The Story
Why it exists.
The beginning
Maruyama takes its name from a place in Sapporo, Hokkaido, a garden visited during a summer trip where the air carried the scent of herbs and flowers growing together in controlled abundance. Prissana, founded in Genoa in 2018, built this fragrance around that memory: a single afternoon, a specific garden, a moment of botanical clarity captured in camphor and chamomile. The Italian house approaches scent as storytelling, and here the story is a Japanese garden rendered through an Italian hand, precise, restrained, and deeply herbal.
The composition centers on a tension unusual in modern perfumery: the medicinal sharpness of camphor against the honeyed softness of chamomile.
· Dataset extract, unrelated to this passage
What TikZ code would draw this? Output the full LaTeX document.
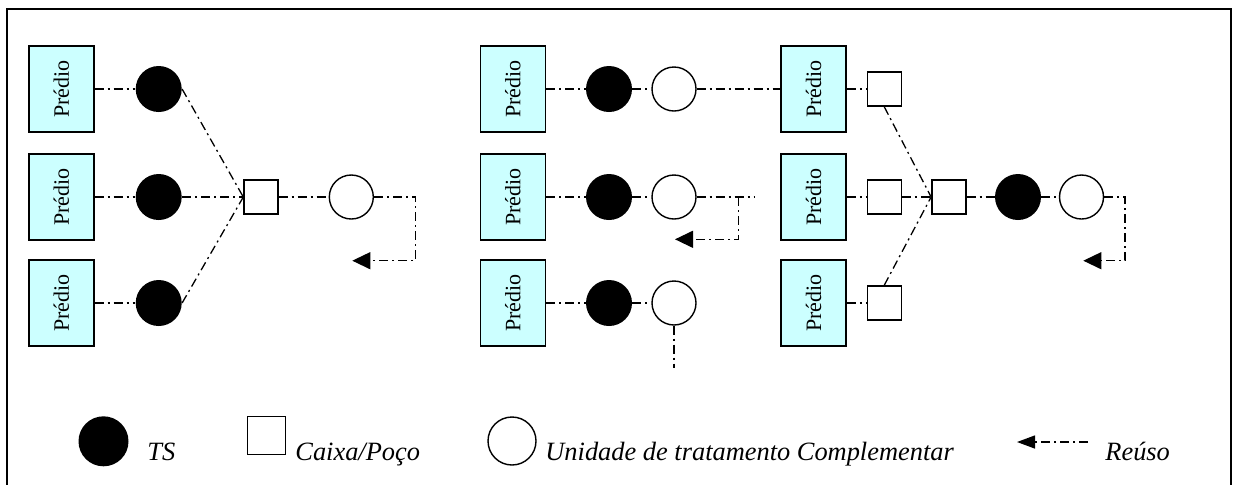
\documentclass[tikz,border=0pt]{standalone}
\usepackage{fontspec}
\setmainfont{Liberation Serif}
\usetikzlibrary{arrows.meta,positioning}

\definecolor{prediocyan}{RGB}{204,255,255}
\tikzset{
  predio/.style={draw, line width=0.75pt, fill=prediocyan, minimum width=32.5pt, minimum height=43pt, inner sep=0pt, font=\fontsize{11}{12}\selectfont},
  ts/.style={circle, fill=black, minimum size=23pt, inner sep=0pt},
  utc/.style={circle, draw, line width=0.7pt, fill=white, minimum size=22pt, inner sep=0pt},
  caixa/.style={draw, line width=0.7pt, fill=white, minimum size=17pt, inner sep=0pt},
  flow/.style={line width=0.65pt, dash pattern=on 4.5pt off 2pt on 1pt off 2pt},
  legtext/.style={font=\fontsize{13.2}{15}\selectfont\itshape, anchor=base west, inner sep=0pt},
}

\begin{document}
\begin{tikzpicture}[x=0.5pt, y=-0.5pt, >={Triangle[length=9pt,width=8.5pt]}]
    \useasboundingbox (0,0) rectangle (1234,484);
    % frame
    \draw[line width=1pt] (7,500) -- (7,9) -- (1231,9) -- (1231,500);
    % group 1
    \foreach \y/\n in {89/1, 197/2, 303/3} {
    	\node[predio] (pa\n) at (61.3,\y) {\rotatebox{90}{Prédio}};
    	\node[ts] (ta\n) at (158.7,\y) {};
    	\draw[flow] (pa\n) -- (ta\n);
    }
    \node[caixa] (ca) at (261,197) {};
    \node[utc] (ua) at (351.3,197) {};
    \draw[flow] (ta1.east) -- (ca.west);
    \draw[flow] (ta2) -- (ca) -- (ua);
    \draw[flow] (ta3.east) -- (ca.west);
    \coordinate (ka) at (415.7,197);
    \coordinate (ra) at (352.3,260.7);
    \draw[flow,->] (ua) -- (ka) |- (ra);
    % group 2
    \foreach \y/\n in {89/1, 197/2, 303/3} {
    	\node[predio] (pb\n) at (512.8,\y) {\rotatebox{90}{Prédio}};
    	\node[ts] (tb\n) at (609,\y) {};
    	\node[utc] (ub\n) at (674,\y) {};
    	\draw[flow] (pb\n) -- (tb\n) -- (ub\n);
    }
    \coordinate (eb) at (754,197);
    \coordinate (kb) at (738.7,197);
    \coordinate (rb) at (675,239.3);
    \coordinate (db) at (674,368);
    \draw[flow] (ub2) -- (eb);
    \draw[flow,->] (kb) |- (rb);
    \draw[flow] (ub3) -- (db);
    % group 3
    \foreach \y/\n in {89/1, 197/2, 303/3} {
    	\node[predio] (pc\n) at (813.5,\y) {\rotatebox{90}{Prédio}};
    	\node[caixa] (cc\n) at (884.2,\y) {};
    	\draw[flow] (pc\n) -- (cc\n);
    }
    \draw[flow] (ub1) -- (pc1);
    \node[caixa] (cm) at (948.8,197) {};
    \node[ts] (tc) at (1018,197) {};
    \node[utc] (uc) at (1081.5,197) {};
    \draw[flow] (cc1.south) -- (cm.west);
    \draw[flow] (cc2) -- (cm) -- (tc) -- (uc);
    \draw[flow] (cc3.north) -- (cm.west);
    \coordinate (kc) at (1125,197);
    \coordinate (rc) at (1083.3,260.7);
    \draw[flow,->] (uc) -- (kc) |- (rc);
    % legend
    \node[ts, minimum size=25pt] (lt) at (103.5,441.3) {};
    \node[legtext] (ltt) at (147,460) {TS};
    \node[caixa, minimum size=19pt] (lc) at (266.7,435.7) {};
    \node[legtext] (lct) at (295,460) {Caixa/Poço};
    \node[utc, minimum size=24pt] (lu) at (512,441) {};
    \node[legtext] (lut) at (545,460) {Unidade de tratamento Complementar};
    \coordinate (lra) at (1088,442);
    \coordinate (lrb) at (1017,442);
    \draw[flow,-{Triangle[length=9pt,width=6.5pt]}] (lra) -- (lrb);
    \node[legtext] (lrt) at (1105,460) {Reúso};
\end{tikzpicture}
\end{document}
These two notes rarely share top billing, one reads clinical, the other comforting, yet here they balance. Angelica and lovage root add bitter-green depth beneath the camphor, while rose otto and ambrette seed introduce a faint sweetness that prevents the herbal character from becoming austere. The result is a fragrance that smells like dried botanicals, not fresh-cut stems, the difference matters.
The evolution
The opening hits immediately: camphor dominates, medicinal and cold, with angelica and lovage root lending a bitter-green undertone. This phase lasts roughly 20 minutes before the chamomile begins to soften the edges, introducing a honeyed warmth that tempers the sharpness. By the second hour, marjoram and artemisia have joined, creating a dry herbal heart that reads more like potpourri than perfume. Cedar and vetiver arrive last, settling into skin as a quiet woody base. On most skin types, the fragrance holds for 8-10 hours, projecting moderately for the first three hours before becoming intimate and close. The drydown on fabric, cedar and faint incense, can linger into the next day.
Cultural impact
Maruyama occupies an unusual space in the niche fragrance landscape: a Japanese botanical memory rendered through an Italian hand. The camphor-chamomile pairing is neither safe nor immediately approachable, which attracts collectors seeking something outside the mainstream floral-fruity territory. Within Prissana's catalog, it stands apart from mythological references and folklore-inspired compositions, offering instead a moment of geographic specificity, a garden, a summer afternoon, a scent that translates place into feeling.